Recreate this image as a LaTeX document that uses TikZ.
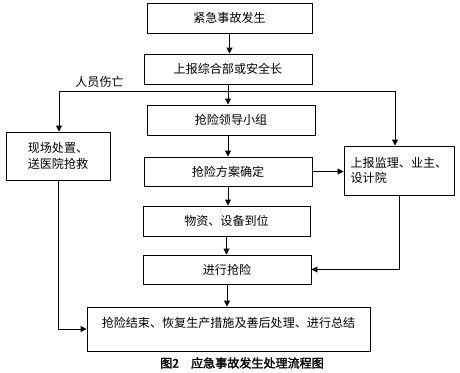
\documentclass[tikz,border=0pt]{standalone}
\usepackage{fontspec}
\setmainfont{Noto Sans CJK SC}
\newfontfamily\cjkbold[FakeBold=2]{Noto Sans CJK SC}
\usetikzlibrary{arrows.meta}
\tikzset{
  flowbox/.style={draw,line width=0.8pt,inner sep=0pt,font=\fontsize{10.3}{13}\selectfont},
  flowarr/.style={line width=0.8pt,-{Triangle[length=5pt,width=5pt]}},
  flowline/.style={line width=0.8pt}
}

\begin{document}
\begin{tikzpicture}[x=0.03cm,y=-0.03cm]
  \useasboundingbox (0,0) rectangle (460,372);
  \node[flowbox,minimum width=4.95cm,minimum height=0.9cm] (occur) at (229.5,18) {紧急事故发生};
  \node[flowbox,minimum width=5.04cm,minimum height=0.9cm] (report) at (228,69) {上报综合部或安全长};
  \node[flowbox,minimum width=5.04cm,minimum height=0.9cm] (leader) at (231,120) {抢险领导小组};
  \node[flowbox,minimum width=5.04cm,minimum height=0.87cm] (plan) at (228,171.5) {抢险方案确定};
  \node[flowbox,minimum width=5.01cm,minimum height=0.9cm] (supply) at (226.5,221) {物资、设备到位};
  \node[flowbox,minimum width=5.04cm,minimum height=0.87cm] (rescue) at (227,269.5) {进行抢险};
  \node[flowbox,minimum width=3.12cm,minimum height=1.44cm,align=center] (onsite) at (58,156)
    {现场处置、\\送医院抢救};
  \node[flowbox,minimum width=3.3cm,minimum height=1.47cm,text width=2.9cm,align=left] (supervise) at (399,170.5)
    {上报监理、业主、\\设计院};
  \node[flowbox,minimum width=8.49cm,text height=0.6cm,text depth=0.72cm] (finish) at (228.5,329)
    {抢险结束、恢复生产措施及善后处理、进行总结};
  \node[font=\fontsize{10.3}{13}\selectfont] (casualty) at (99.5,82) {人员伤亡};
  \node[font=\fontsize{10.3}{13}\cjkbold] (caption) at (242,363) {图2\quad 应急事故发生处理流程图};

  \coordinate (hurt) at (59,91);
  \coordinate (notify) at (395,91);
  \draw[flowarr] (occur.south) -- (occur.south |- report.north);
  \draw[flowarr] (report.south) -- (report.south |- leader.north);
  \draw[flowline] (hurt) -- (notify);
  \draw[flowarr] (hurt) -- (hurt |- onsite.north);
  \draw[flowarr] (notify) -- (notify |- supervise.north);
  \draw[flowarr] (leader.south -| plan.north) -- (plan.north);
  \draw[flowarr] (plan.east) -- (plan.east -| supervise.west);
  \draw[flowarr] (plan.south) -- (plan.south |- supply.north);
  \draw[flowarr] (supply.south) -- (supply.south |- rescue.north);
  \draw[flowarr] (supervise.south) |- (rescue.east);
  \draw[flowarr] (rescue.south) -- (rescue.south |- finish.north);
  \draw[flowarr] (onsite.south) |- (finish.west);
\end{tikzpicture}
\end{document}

## Prompt
In the copy, include no pictures; restate the listing above exactly.

## Result
Recreate this image as a LaTeX document that uses TikZ.
\documentclass[tikz,border=0pt]{standalone}
\usepackage{fontspec}
\setmainfont{Noto Sans CJK SC}
\newfontfamily\cjkbold[FakeBold=2]{Noto Sans CJK SC}
\usetikzlibrary{arrows.meta}
\tikzset{
  flowbox/.style={draw,line width=0.8pt,inner sep=0pt,font=\fontsize{10.3}{13}\selectfont},
  flowarr/.style={line width=0.8pt,-{Triangle[length=5pt,width=5pt]}},
  flowline/.style={line width=0.8pt}
}

\begin{document}
\begin{tikzpicture}[x=0.03cm,y=-0.03cm]
  \useasboundingbox (0,0) rectangle (460,372);
  \node[flowbox,minimum width=4.95cm,minimum height=0.9cm] (occur) at (229.5,18) {紧急事故发生};
  \node[flowbox,minimum width=5.04cm,minimum height=0.9cm] (report) at (228,69) {上报综合部或安全长};
  \node[flowbox,minimum width=5.04cm,minimum height=0.9cm] (leader) at (231,120) {抢险领导小组};
  \node[flowbox,minimum width=5.04cm,minimum height=0.87cm] (plan) at (228,171.5) {抢险方案确定};
  \node[flowbox,minimum width=5.01cm,minimum height=0.9cm] (supply) at (226.5,221) {物资、设备到位};
  \node[flowbox,minimum width=5.04cm,minimum height=0.87cm] (rescue) at (227,269.5) {进行抢险};
  \node[flowbox,minimum width=3.12cm,minimum height=1.44cm,align=center] (onsite) at (58,156)
    {现场处置、\\送医院抢救};
  \node[flowbox,minimum width=3.3cm,minimum height=1.47cm,text width=2.9cm,align=left] (supervise) at (399,170.5)
    {上报监理、业主、\\设计院};
  \node[flowbox,minimum width=8.49cm,text height=0.6cm,text depth=0.72cm] (finish) at (228.5,329)
    {抢险结束、恢复生产措施及善后处理、进行总结};
  \node[font=\fontsize{10.3}{13}\selectfont] (casualty) at (99.5,82) {人员伤亡};
  \node[font=\fontsize{10.3}{13}\cjkbold] (caption) at (242,363) {图2\quad 应急事故发生处理流程图};

  \coordinate (hurt) at (59,91);
  \coordinate (notify) at (395,91);
  \draw[flowarr] (occur.south) -- (occur.south |- report.north);
  \draw[flowarr] (report.south) -- (report.south |- leader.north);
  \draw[flowline] (hurt) -- (notify);
  \draw[flowarr] (hurt) -- (hurt |- onsite.north);
  \draw[flowarr] (notify) -- (notify |- supervise.north);
  \draw[flowarr] (leader.south -| plan.north) -- (plan.north);
  \draw[flowarr] (plan.east) -- (plan.east -| supervise.west);
  \draw[flowarr] (plan.south) -- (plan.south |- supply.north);
  \draw[flowarr] (supply.south) -- (supply.south |- rescue.north);
  \draw[flowarr] (supervise.south) |- (rescue.east);
  \draw[flowarr] (rescue.south) -- (rescue.south |- finish.north);
  \draw[flowarr] (onsite.south) |- (finish.west);
\end{tikzpicture}
\end{document}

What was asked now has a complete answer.